--- BEGIN Supplied records ---
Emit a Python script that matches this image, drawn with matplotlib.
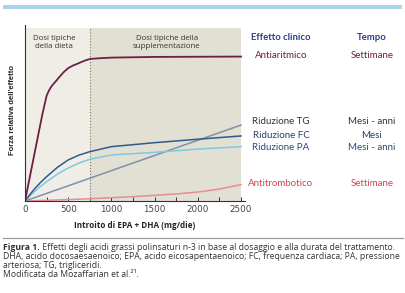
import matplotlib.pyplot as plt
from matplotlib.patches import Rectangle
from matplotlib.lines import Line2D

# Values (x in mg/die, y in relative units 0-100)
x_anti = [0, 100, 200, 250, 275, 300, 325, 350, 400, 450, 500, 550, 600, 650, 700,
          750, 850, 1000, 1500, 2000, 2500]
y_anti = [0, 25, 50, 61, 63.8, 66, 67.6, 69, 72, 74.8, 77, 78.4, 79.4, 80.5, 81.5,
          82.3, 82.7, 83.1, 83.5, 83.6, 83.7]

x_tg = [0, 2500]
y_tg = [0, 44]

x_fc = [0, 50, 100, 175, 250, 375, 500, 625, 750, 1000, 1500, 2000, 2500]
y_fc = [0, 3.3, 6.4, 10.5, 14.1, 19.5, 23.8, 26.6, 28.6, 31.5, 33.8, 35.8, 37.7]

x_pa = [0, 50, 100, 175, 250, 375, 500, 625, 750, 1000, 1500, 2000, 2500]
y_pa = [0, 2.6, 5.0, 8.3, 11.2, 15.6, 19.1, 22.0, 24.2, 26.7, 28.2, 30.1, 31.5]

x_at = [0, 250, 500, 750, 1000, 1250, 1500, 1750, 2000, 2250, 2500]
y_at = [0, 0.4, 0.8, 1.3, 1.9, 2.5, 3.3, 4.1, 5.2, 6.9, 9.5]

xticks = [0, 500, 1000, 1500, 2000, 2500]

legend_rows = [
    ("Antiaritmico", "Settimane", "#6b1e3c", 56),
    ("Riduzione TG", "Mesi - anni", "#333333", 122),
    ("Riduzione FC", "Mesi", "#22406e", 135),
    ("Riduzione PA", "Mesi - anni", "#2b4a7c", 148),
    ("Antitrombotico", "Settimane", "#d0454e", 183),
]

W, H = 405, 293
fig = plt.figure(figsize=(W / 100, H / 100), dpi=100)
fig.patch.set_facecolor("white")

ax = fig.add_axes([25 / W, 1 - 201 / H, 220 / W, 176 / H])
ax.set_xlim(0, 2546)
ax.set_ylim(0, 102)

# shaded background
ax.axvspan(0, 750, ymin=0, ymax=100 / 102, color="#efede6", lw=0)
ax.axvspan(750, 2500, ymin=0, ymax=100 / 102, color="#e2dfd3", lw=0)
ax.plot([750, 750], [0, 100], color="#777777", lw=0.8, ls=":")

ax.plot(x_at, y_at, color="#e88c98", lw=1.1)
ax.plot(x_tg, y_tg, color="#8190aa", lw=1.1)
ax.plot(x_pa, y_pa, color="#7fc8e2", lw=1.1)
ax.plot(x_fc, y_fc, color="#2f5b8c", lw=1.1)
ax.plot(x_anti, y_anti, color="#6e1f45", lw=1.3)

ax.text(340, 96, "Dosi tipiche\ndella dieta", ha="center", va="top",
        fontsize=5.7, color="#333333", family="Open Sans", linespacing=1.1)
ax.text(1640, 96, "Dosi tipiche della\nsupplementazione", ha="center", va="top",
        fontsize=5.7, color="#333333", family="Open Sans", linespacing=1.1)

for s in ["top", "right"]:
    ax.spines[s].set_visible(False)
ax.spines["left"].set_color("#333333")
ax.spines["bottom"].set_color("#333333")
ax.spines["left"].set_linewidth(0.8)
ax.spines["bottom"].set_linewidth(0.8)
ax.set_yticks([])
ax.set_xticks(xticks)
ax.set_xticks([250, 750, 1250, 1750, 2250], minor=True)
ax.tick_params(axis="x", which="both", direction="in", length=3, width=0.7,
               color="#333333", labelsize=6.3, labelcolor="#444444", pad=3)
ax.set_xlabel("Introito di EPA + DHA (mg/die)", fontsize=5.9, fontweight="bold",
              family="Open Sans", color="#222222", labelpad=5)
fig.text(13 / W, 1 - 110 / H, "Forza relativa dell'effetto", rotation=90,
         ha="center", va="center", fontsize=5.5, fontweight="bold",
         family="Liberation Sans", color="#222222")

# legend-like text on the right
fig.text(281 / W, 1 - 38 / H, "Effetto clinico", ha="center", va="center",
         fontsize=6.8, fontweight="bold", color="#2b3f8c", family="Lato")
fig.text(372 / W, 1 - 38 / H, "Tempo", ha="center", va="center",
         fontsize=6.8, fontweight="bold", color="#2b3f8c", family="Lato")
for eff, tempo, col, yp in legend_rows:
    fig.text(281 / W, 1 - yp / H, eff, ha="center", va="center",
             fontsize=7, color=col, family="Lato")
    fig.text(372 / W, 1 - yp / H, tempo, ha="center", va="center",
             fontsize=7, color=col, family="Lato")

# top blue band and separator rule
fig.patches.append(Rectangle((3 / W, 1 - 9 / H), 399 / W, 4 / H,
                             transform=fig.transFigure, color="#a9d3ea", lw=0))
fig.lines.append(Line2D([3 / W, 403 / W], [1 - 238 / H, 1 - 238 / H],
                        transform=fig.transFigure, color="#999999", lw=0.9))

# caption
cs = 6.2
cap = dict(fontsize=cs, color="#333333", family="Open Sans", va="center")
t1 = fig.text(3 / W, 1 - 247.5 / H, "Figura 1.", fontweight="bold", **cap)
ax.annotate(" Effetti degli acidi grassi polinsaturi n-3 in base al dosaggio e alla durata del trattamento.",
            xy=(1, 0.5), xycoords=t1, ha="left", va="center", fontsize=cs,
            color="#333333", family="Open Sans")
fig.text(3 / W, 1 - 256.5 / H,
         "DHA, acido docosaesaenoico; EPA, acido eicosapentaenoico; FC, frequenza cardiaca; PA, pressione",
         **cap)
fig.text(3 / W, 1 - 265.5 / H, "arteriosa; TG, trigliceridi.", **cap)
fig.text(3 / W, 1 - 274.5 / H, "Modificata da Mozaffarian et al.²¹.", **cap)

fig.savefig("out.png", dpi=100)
--- END Supplied records ---
--- BEGIN Supplied records ---
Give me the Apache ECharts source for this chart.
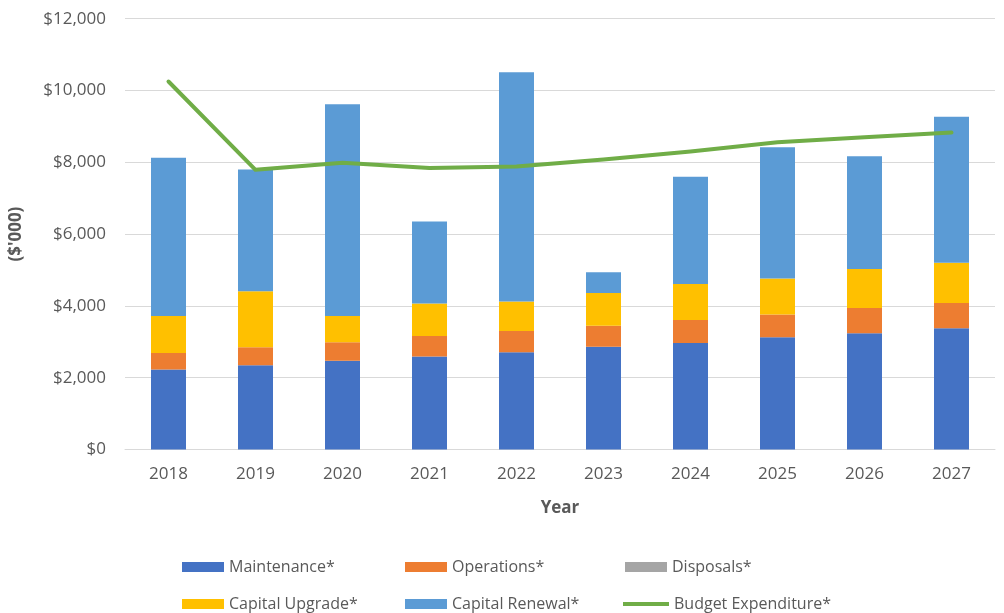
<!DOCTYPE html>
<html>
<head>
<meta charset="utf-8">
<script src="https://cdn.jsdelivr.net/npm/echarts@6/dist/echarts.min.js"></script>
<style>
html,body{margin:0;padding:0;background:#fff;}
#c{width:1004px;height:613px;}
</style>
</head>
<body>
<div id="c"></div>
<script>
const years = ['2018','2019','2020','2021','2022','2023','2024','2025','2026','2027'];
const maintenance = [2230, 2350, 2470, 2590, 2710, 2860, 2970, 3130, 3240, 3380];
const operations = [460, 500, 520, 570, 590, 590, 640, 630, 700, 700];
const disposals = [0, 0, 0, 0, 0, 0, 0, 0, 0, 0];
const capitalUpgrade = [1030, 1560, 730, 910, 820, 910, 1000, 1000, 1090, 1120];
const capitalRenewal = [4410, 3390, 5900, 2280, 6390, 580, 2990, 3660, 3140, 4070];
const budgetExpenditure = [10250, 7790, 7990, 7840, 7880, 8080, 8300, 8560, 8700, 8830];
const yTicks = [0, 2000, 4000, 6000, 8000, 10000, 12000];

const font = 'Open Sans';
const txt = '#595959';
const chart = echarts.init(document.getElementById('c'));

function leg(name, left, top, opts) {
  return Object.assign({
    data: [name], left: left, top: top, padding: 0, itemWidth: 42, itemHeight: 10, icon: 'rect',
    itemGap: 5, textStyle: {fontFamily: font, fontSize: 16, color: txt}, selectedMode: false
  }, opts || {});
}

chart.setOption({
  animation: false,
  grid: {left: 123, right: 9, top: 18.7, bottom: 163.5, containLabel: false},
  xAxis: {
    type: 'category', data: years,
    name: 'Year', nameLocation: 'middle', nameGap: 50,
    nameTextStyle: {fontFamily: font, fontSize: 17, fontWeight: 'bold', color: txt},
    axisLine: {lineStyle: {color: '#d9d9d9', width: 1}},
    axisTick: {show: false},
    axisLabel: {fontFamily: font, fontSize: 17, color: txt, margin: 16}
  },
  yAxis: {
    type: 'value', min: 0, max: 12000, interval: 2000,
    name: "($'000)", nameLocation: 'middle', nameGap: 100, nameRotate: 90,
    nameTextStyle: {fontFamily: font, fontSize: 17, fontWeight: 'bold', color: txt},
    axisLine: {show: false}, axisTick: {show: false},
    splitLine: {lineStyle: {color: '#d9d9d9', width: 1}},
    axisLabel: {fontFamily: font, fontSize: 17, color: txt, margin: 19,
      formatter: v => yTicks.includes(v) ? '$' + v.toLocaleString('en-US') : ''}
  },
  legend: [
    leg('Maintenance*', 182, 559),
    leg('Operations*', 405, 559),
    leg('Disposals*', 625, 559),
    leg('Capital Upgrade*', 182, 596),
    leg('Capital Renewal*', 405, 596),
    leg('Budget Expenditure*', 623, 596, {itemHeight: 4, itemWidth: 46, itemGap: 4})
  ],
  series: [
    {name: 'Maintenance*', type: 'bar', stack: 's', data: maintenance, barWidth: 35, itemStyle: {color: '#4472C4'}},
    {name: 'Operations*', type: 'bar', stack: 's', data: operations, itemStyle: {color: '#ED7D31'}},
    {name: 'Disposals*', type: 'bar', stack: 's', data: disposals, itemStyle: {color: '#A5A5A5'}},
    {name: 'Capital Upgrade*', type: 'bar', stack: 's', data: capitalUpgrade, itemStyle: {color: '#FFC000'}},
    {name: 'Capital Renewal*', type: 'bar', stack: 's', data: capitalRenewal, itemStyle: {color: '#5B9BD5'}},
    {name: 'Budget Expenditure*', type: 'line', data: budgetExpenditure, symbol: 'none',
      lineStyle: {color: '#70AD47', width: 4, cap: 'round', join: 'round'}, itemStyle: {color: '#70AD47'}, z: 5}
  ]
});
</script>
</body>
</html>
--- END Supplied records ---
**Written task**
In the listing above, find the line containing "Emit a Python" and the line containing "y_tg = [0, 44]", then output those two lines and everything between them exactly as written, without the images.

**Solution**
Emit a Python script that matches this image, drawn with matplotlib.
import matplotlib.pyplot as plt
from matplotlib.patches import Rectangle
from matplotlib.lines import Line2D

# Values (x in mg/die, y in relative units 0-100)
x_anti = [0, 100, 200, 250, 275, 300, 325, 350, 400, 450, 500, 550, 600, 650, 700,
          750, 850, 1000, 1500, 2000, 2500]
y_anti = [0, 25, 50, 61, 63.8, 66, 67.6, 69, 72, 74.8, 77, 78.4, 79.4, 80.5, 81.5,
          82.3, 82.7, 83.1, 83.5, 83.6, 83.7]

x_tg = [0, 2500]
y_tg = [0, 44]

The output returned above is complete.